My name is Ostoja Slijepčević... I was born on August 12, 1933, in Turjak, a village in the Kozara mountain foothills... near Bosanska Gradiska. I finished a first year of elementary school in the Kingdom of Yugoslavia... War came to my village in 1942, so we had to run away. Until then the people worked, it was a village, but big one, with a school and a church, and a railroad station, too.


Then I heard, I remember this very well, I was with other kids in a yard, when some man shouted from the road we called "flat road": "Run! Run, everyone who hears me! They are coming and slaughtering, killing and burning everything from Gradiska and Topola. They are killing and slaughtering all and burning everything, run away, people!" So all the people got alerted. At that time, we were... I had three uncles and our home was the fourth one, we were 21 people in my extended family. In my family we were seven, and my mother was near to give the birth to new one. I remember very well how we fled, what a panic there was, until they surrounded us one day, Ustashas and Germans.


And then, they drove us to a town, Podgred, where there was a sawmill with a large chimney, like a factory chimney and from there on foot along the road. And then, then it started... then I saw the first murder. It was on a road. We walked towards Gradiska. The Ustashe walked on our sides with rifles, and we were all together: children, women and men. My father, my mother, my granmother, me. My entire family was there, walking down the road. If anyone strayed a bit from the road edge, or stumbled and fell, they would hit him.


It happened that Smilja, my two year old sister fell down... there were also Mikica, my younger brother and Danica, my older sister and other children. My grandmother bent down to pick up Smilja, when suddenly I saw an Ustasha hitting her in the head with his rifle butt. She wore a scarf called bošča, there is no such a thing any more, it was white linen scarf with red edges and tinsels, and women wore it. Red appeared on the white linen... I started to cry. The crowd went on. The Ustasha hit her one time more... she remained on the spot. She was the first member of my family that was killed, my grandmother, she was killed there. They made us walk all the way, across the River Sava, and then to the place where once was a state prison, in Stara Gradiska.


Then in Stara Gradiska, I could not say when they separated the men, younger and stronger, capable men. They separated them, and also the older ones. They were separated. They put mothers with children in Stara Gradishka, into some yard, with some large concrete rooms. I don't know what those buildings were. I only knew that the yard was paved with concrete... and some high walls. And, they placed us there. But I did not know where my father was. After some time, we ate. There was one big cauldron, in the far corner... and we ate sitting down on the concrete floor, every mother surrounded by her own children.

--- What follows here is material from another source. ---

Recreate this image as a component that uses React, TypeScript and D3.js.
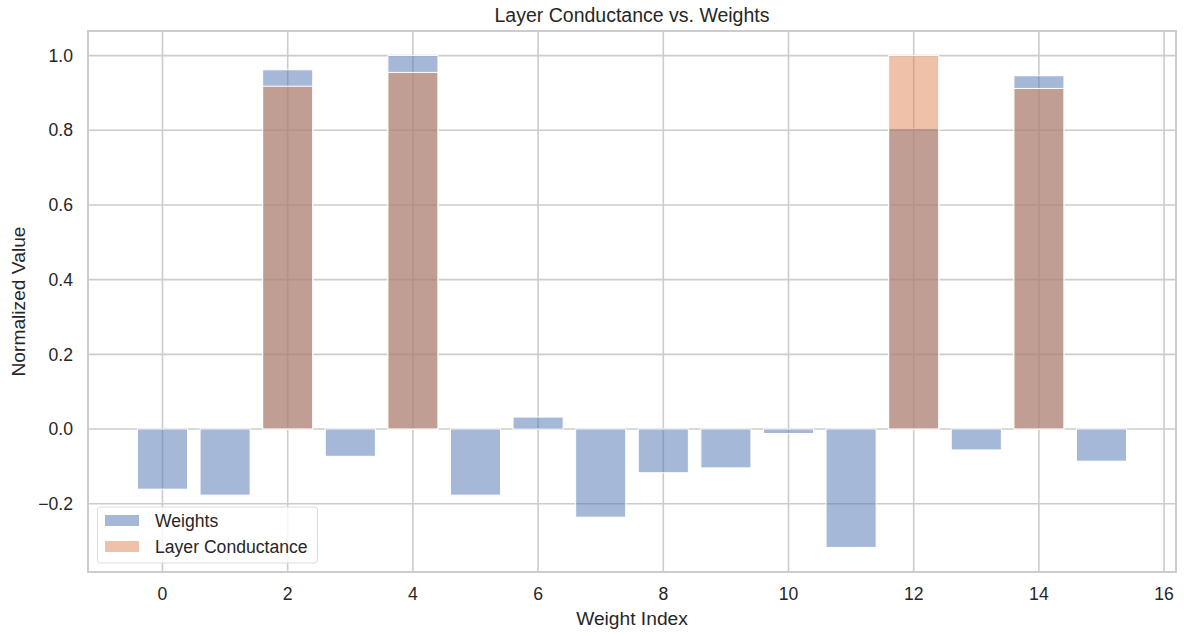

Once, some men came in, one by one; two wardens stood by the gate, two Ustasha, and they let the men, one by one, enter and see their families. But, as they were getting out through the gate, wardens would hit them hard on their back. My father showed up, too. He was born in 1907, he was 35 years old. He appeared and said to my mother Stoja: "Take care of the children. I go to Germany, they force me to go. They killed Milosh. They killed Rade." Both of them were my uncles; Mitar, the oldest one, chose not to run and stayed home... he said that nobody would touch him. He was my third uncle. They slaughtered him... where he was sitting...
My father passed trough the gate... and I was so happy that both Ustashas missed him. Somehow, he avoided being hit, and was gone...


Soon after that, they transferred us to Jasenovac. There was no room for us... they were building up the camp. So, they put us into houses in Mlaka village... the houses were empty--nobody was there. There was nothing to eat... someone found some corn in the attic, so I went looking, with my sister Danica and other kids. We climbed into the attics and found some grains, so my mother cooked it. We lived in that way for a while, but after about 10 days, my sister was not there any more. The older one, Danica. She was not there. I did not ask my mother why she was not with us. Nobody beat us there... Then they took us to Jasenovac. All of us, again.


...there we found my uncle's daughter Desanka, born in 1928... She told something to my mother, and I saw my mother crying... Desanka had been taken directly [to Jasenovac] from her home. During the holidays, about 1978 or 1980, I asked her: "Desanka, what happened to my sister Danica? I know about all family members, but i do not about her. I knew where they died, but not where she died." And she asked me not to tell it to my father, who was still alive and died next year, she called him Grandpa, so she said, "Don't tell it to Grandpa, I will tell you if you promise me that you are not going to tell Grandpa."


And she told me. I promised that I will not tell. She said: "You arrived a day after they brought Danica in. When someone... offered to take some children across the Sava River back to Bosnia, our aunt, [the mother of Ostoja] hoping to save at least one of us, let Danica go, as she was a bit older. But the Ustashas caught them that night, and in the morning lined up all inmates. Desanka told me that they announced by loudspeaker that the Ustashas would punish anyone trying run away. There were 4 captured girls from Grbavac village, and the youngest among them was our Danica. She was 11...


The Ustashas said that everyone who would try to run away will face the fate of those girls. And then four Ustashas approached each girl, took their arms and legs and brought them to the furnace in the brick factory. With their faces to the ground, with their heads forward, the Ustashas threw them one by one into fire. Our Danica was the last one. This is why I lay the wreath in Jasenovac every year. For her... Danica is only member of my family that was killed there.